A Two‐Fluid model study of hydrogen production via water gas shift in fluidized bed membrane reactors

Abstract

Fluidized bed membrane reactors have been proposed as a promising reactor concept for the production of ultra-pure hydrogen via Water Gas Shift (WGS). High-flux thin-film dense palladium-based membranes are used to selectively extract hydrogen from the reaction medium, which shifts the thermodynamic equilibrium towards the products’ side, increasing the conversion. A Two-Fluid Model (TFM) has been used to investigate the effect of hydrogen extraction via perm-selective membranes on the WGS reaction rates in the fluidized bed.

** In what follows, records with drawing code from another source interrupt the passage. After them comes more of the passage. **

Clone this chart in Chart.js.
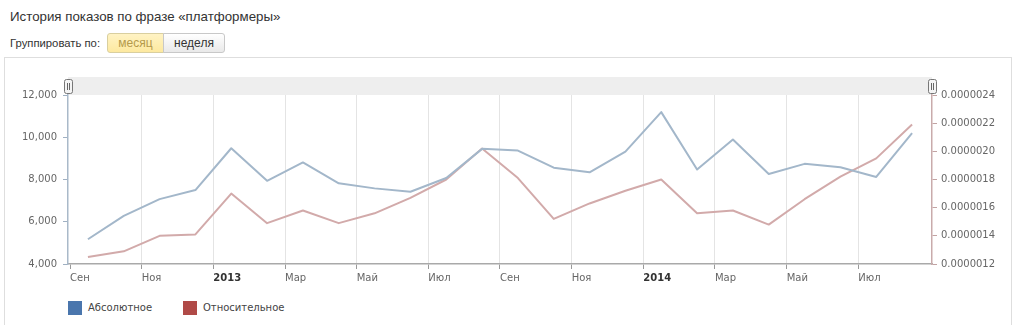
<!DOCTYPE html>
<html><head><meta charset="utf-8">
<script src="https://cdn.jsdelivr.net/npm/chart.js@4"></script>
<style>
html,body{margin:0;padding:0;background:#fff;width:1024px;height:325px;overflow:hidden;position:relative;font-family:"Liberation Sans",Arial,sans-serif;}
#title{position:absolute;left:10px;top:9px;font-size:13.3px;color:#333;white-space:nowrap;}
#group{position:absolute;left:10px;top:37px;font-size:11.3px;color:#333;white-space:nowrap;}
.btn{position:absolute;top:33px;height:20px;line-height:18px;font-size:12px;text-align:center;box-sizing:border-box;}
#b1{left:107px;width:57px;background:linear-gradient(#fff3c4,#fde9a0);border:1px solid #d9cf9f;border-radius:3px 0 0 3px;color:#b59a4a;}
#b2{left:163px;width:62px;background:linear-gradient(#ffffff,#e9e9e9);border:1px solid #c8c8c8;border-radius:0 3px 3px 0;color:#333;}
#box{position:absolute;left:4px;top:57px;width:1008px;height:300px;border:1px solid #dedede;box-sizing:border-box;}
#legend{position:absolute;left:68px;top:301px;font-family:"DejaVu Sans",sans-serif;font-size:10px;color:#444;white-space:nowrap;}
.li{position:absolute;top:0;height:14px;line-height:14px;}
.sw{display:inline-block;width:14px;height:14px;vertical-align:top;margin-right:6px;}
canvas{position:absolute;left:0;top:0;}
</style></head>
<body>
<div id="title">История показов по фразе «платформеры»</div>
<div id="group">Группировать по:</div>
<div class="btn" id="b1">месяц</div>
<div class="btn" id="b2">неделя</div>
<div id="box"></div>
<div id="legend">
  <div class="li" style="left:0"><span class="sw" style="background:#4a76ad"></span>Абсолютное</div>
  <div class="li" style="left:115px"><span class="sw" style="background:#b04a47"></span>Относительное</div>
</div>
<canvas id="c" width="1024" height="325"></canvas>
<script>
// months Sep 2012 .. Aug 2014
const months = ['2012-09','2012-10','2012-11','2012-12','2013-01','2013-02','2013-03','2013-04','2013-05','2013-06','2013-07','2013-08',
                '2013-09','2013-10','2013-11','2013-12','2014-01','2014-02','2014-03','2014-04','2014-05','2014-06','2014-07','2014-08'];
const absolute = [5170,6280,7070,7500,9480,7940,8810,7820,7580,7420,8070,9450,9370,8560,8340,9320,11190,8470,9890,8260,8740,8580,8120,10200];
const relative = [0.00000125,0.00000129,0.00000140,0.00000141,0.00000170,0.00000149,0.00000158,0.00000149,0.00000156,0.00000167,0.00000180,0.00000202,
                  0.00000181,0.00000152,0.00000163,0.00000172,0.00000180,0.00000156,0.00000158,0.00000148,0.00000166,0.00000182,0.00000195,0.00000219];
const xTickLabels = ['Сен','Ноя','2013','Мар','Май','Июл','Сен','Ноя','2014','Мар','Май','Июл'];
const xTickMonths = [0,2,4,6,8,10,12,14,16,18,20,22];
const leftTicks = [4000,6000,8000,10000,12000];
const rightTicks = [0.0000012,0.0000014,0.0000016,0.0000018,0.0000020,0.0000022,0.0000024];

const pts = arr => arr.map((v,i)=>({x:i+0.5,y:v}));
const labelFont = {family:'"DejaVu Sans", Verdana, sans-serif', size:10};
const isYear = c => { if (!c || !c.tick) return false; const i = xTickMonths.indexOf(c.tick.value); return i>=0 && /^\d+$/.test(xTickLabels[i]); };

const band = {
  id:'band',
  beforeDraw(chart){
    const {ctx, chartArea:a} = chart;
    ctx.save();
    ctx.fillStyle = '#eeeeee';
    ctx.fillRect(a.left, a.top-18, a.right-a.left, 18);
    const handle = x => {
      const w=8,h=14,y=a.top-16;
      ctx.beginPath();
      ctx.roundRect(x-w/2+0.5, y+0.5, w, h, 2);
      ctx.fillStyle='#f4f4f4'; ctx.fill();
      ctx.strokeStyle='#777'; ctx.lineWidth=1; ctx.stroke();
      ctx.beginPath();
      ctx.moveTo(x-0.5, y+4); ctx.lineTo(x-0.5, y+h-3);
      ctx.moveTo(x+1.5, y+4); ctx.lineTo(x+1.5, y+h-3);
      ctx.strokeStyle='#666'; ctx.stroke();
    };
    handle(a.left);
    handle(a.right);
    ctx.restore();
  }
};

new Chart(document.getElementById('c'), {
  type:'line',
  data:{datasets:[
    {label:'Абсолютное', data:pts(absolute), yAxisID:'y', borderColor:'#a3b7ca', borderWidth:2, pointRadius:0, tension:0, borderJoinStyle:'round'},
    {label:'Относительное', data:pts(relative), yAxisID:'y1', borderColor:'#d2aaaa', borderWidth:2, pointRadius:0, tension:0, borderJoinStyle:'round'}
  ]},
  options:{
    responsive:false, animation:false, devicePixelRatio:1,
    layout:{padding:{top:95,left:0,right:0,bottom:0}},
    plugins:{legend:{display:false}, tooltip:{enabled:false}},
    scales:{
      x:{type:'linear', min:-0.056, max:24.056,
        afterBuildTicks(s){ s.ticks = xTickMonths.map(v=>({value:v})); },
        afterFit(s){ s.height = 61; },
        border:{display:true, color:'#a9a9a9', width:1.5},
        grid:{display:true, drawOnChartArea:true, drawTicks:true, tickLength:5,
              color:c=> (c && c.tick && c.tick.value===0) ? 'rgba(0,0,0,0)' : '#e4e4e4', tickColor:'#9a9a9a', lineWidth:1},
        ticks:{align:'start', padding:3, autoSkip:false, maxRotation:0,
          callback:(v)=>{ const i = xTickMonths.indexOf(v); return i<0?'':xTickLabels[i]; },
          font:c=> Object.assign({}, labelFont, {weight: isYear(c)?'bold':'normal'}),
          color:c=> isYear(c) ? '#333' : '#666'
        }
      },
      y:{type:'linear', position:'left', min:4000, max:12000,
        afterBuildTicks(s){ s.ticks = leftTicks.map(v=>({value:v})); },
        afterFit(s){ s.width = 68; },
        border:{display:true, color:'#a9b9c9', width:1.5},
        grid:{drawOnChartArea:false, drawTicks:true, tickLength:5, tickColor:'#9fb0c2', color:'#9fb0c2'},
        ticks:{padding:6, color:'#666', font:labelFont, callback:v=>v.toLocaleString('en-US')}
      },
      y1:{type:'linear', position:'right', min:0.0000012, max:0.0000024,
        afterBuildTicks(s){ s.ticks = rightTicks.map(v=>({value:v})); },
        afterFit(s){ s.width = 92; },
        border:{display:true, color:'#c9abab', width:1.5},
        grid:{drawOnChartArea:false, drawTicks:true, tickLength:5, tickColor:'#c2a3a3', color:'#c2a3a3'},
        ticks:{padding:4, color:'#666', font:labelFont, callback:v=>v.toFixed(7)}
      }
    }
  },
  plugins:[band]
});
</script>
</body></html>
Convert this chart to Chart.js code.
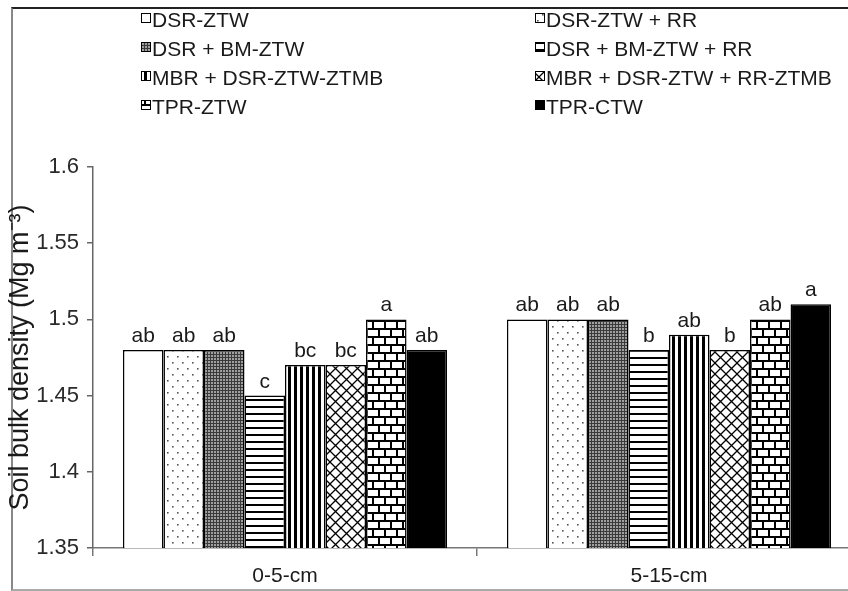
<!DOCTYPE html>
<html>
<head>
<meta charset="utf-8">
<script src="https://cdn.jsdelivr.net/npm/chart.js@4"></script>
<style>
  html, body { margin: 0; padding: 0; background: #fff; overflow: hidden; width: 848px; height: 591px; }
  #frame { position: absolute; left: 11px; top: 7px; width: 900px; height: 580px;
           border-left: 2px solid #888; border-top: 2px solid #222; border-bottom: 2px solid #aaa; }
  #c { position: absolute; left: 0; top: 0; }
</style>
</head>
<body>
<div id="frame"></div>
<canvas id="c" width="866" height="591"></canvas>
<script>
// depth classes on the x axis
const depths = ['0-5-cm', '5-15-cm'];

// tillage / residue treatments (legend order)
const treatments = [
  'DSR-ZTW', 'DSR-ZTW + RR',
  'DSR + BM-ZTW', 'DSR + BM-ZTW + RR',
  'MBR + DSR-ZTW-ZTMB', 'MBR + DSR-ZTW + RR-ZTMB',
  'TPR-ZTW', 'TPR-CTW'
];

// soil bulk density (Mg m-3), one value per treatment
const bulkDensity0to5  = [1.48, 1.48, 1.48, 1.45, 1.47, 1.47, 1.50, 1.48];
const bulkDensity5to15 = [1.50, 1.50, 1.50, 1.48, 1.49, 1.48, 1.50, 1.51];

// significance letters above the bars
const letters0to5  = ['ab', 'ab', 'ab', 'c', 'bc', 'bc', 'a', 'ab'];
const letters5to15 = ['ab', 'ab', 'ab', 'b', 'ab', 'b', 'ab', 'a'];

const yTickValues = [1.35, 1.4, 1.45, 1.5, 1.55, 1.6];

const FONT = "'Liberation Sans', Arial, sans-serif";
const INK = '#1a1a1a';

const canvas = document.getElementById('c');
const ctx = canvas.getContext('2d');

// ── 패턴 타일 ──
function tile(w, h, draw) {
  const c = document.createElement('canvas');
  c.width = w; c.height = h;
  const g = c.getContext('2d');
  g.fillStyle = '#fff';
  g.fillRect(0, 0, w, h);
  draw(g);
  return ctx.createPattern(c, 'repeat');
}

const fills = [
  '#ffffff',
  tile(10, 12, g => {            // sparse dots
    g.fillStyle = '#555';
    g.fillRect(2, 2, 1.6, 1.6);
    g.fillRect(7, 8, 1.6, 1.6);
  }),
  tile(3, 3, g => {              // dense dark grid
    g.fillStyle = '#3a3a3a';
    g.fillRect(0, 0, 3, 3);
    g.fillStyle = '#a0a0a0';
    g.fillRect(1, 1, 2, 2);
  }),
  tile(4, 7, g => {              // horizontal lines
    g.fillStyle = '#000';
    g.fillRect(0, 0, 4, 2);
  }),
  tile(6, 4, g => {              // vertical lines
    g.fillStyle = '#000';
    g.fillRect(0, 0, 3, 4);
  }),
  tile(11, 11, g => {            // diamond cross-hatch
    g.strokeStyle = '#000';
    g.lineWidth = 1.3;
    g.beginPath();
    g.moveTo(-1, -1); g.lineTo(12, 12);
    g.moveTo(12, -1); g.lineTo(-1, 12);
    g.stroke();
  }),
  tile(12, 16, g => {            // bricks
    g.fillStyle = '#000';
    g.fillRect(0, 0, 12, 2);
    g.fillRect(0, 8, 12, 2);
    g.fillRect(0, 0, 2, 8);
    g.fillRect(6, 8, 2, 8);
  }),
  '#000000'
];

const letterPlugin = {
  id: 'letters',
  afterDatasetsDraw(chart) {
    const c = chart.ctx;
    c.save();
    c.font = `21px ${FONT}`;
    c.fillStyle = INK;
    c.textAlign = 'center';
    c.textBaseline = 'alphabetic';
    chart.data.datasets.forEach((ds, i) => {
      const meta = chart.getDatasetMeta(i);
      meta.data.forEach((bar, j) => {
        const txt = (j === 0 ? letters0to5 : letters5to15)[i];
        c.fillText(txt, bar.x, bar.y - 8);
      });
    });
    c.restore();
  }
};

// 범례: 2열 배치
const legendPlugin = {
  id: 'twoColLegend',
  afterDraw(chart) {
    const c = chart.ctx;
    c.save();
    c.font = `21px ${FONT}`;
    c.fillStyle = INK;
    c.textBaseline = 'alphabetic';
    chart.data.datasets.forEach((ds, i) => {
      const col = i % 2, row = Math.floor(i / 2);
      const bx = col === 0 ? 141.5 : 535.5;
      const by = 13.5 + row * 29;
      c.fillStyle = ds.backgroundColor;
      c.fillRect(bx, by, 9, 9);
      c.strokeStyle = '#000';
      c.lineWidth = 1;
      c.strokeRect(bx, by, 9, 9);
      c.fillStyle = INK;
      c.fillText(ds.label, bx + 10.5, 26.5 + row * 29);
    });
    c.restore();
  }
};

new Chart(ctx, {
  type: 'bar',
  data: {
    labels: depths,
    datasets: treatments.map((t, i) => ({
      label: t,
      data: [bulkDensity0to5[i], bulkDensity5to15[i]],
      backgroundColor: fills[i],
      borderColor: '#000',
      borderWidth: 1.5,
      categoryPercentage: 0.844,
      barPercentage: 1.0
    }))
  },
  options: {
    responsive: false,
    animation: false,
    devicePixelRatio: 1,
    layout: { padding: { top: 167, right: 5, bottom: 0, left: 0 } },
    plugins: { legend: { display: false }, tooltip: { enabled: false } },
    scales: {
      x: {
        afterFit(s) { s.height = 43; },
        border: { color: '#777', width: 1.5 },
        grid: { offset: true, drawOnChartArea: false, drawTicks: true, tickLength: 8, color: '#777', lineWidth: 1.5 },
        ticks: { color: INK, font: { family: FONT, size: 21 }, padding: 8 }
      },
      y: {
        min: 1.35,
        max: 1.6,
        afterFit(s) { s.width = 93; },
        afterBuildTicks(s) { s.ticks = yTickValues.map(v => ({ value: v })); },
        border: { color: '#666', width: 1.5 },
        grid: { drawOnChartArea: false, drawTicks: true, tickLength: 6, color: '#666', lineWidth: 1.5 },
        ticks: {
          color: '#2a2a2a',
          font: { family: FONT, size: 22 },
          padding: 8,
          callback: v => String(+v.toFixed(2))
        },
        title: {
          display: true,
          text: 'Soil bulk density (Mg m\u207B\u00B3)',
          color: INK,
          font: { family: FONT, size: 27 },
          padding: { top: 4, bottom: 0 }
        }
      }
    }
  },
  plugins: [letterPlugin, legendPlugin]
});
</script>
</body>
</html>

A thorough TFM verification study was performed, which showed that the model is able to accurately predict the concentration profiles for various types of nth order and equilibrium chemical reactions. Also, the implementation of the WGS reaction rate in the TFM was checked. The results have shown a clear positive effect of the hydrogen permeation on the WGS reaction rates, both for vertically and horizontally immersed membranes. In systems with horizontally immersed membranes, gas pockets that contain a very small amount of catalyst develop underneath the membrane tube, resulting in reduced local reaction rates. Densified zones on top of the membrane tube show increased local reaction rates. Mass transfer limitations from the emulsion phase to the membrane surface is the most pronounced effect that reduces the overall reactor performance. The developed model allows further investigating different configurations and operation modes to further optimize the reactor’s performance.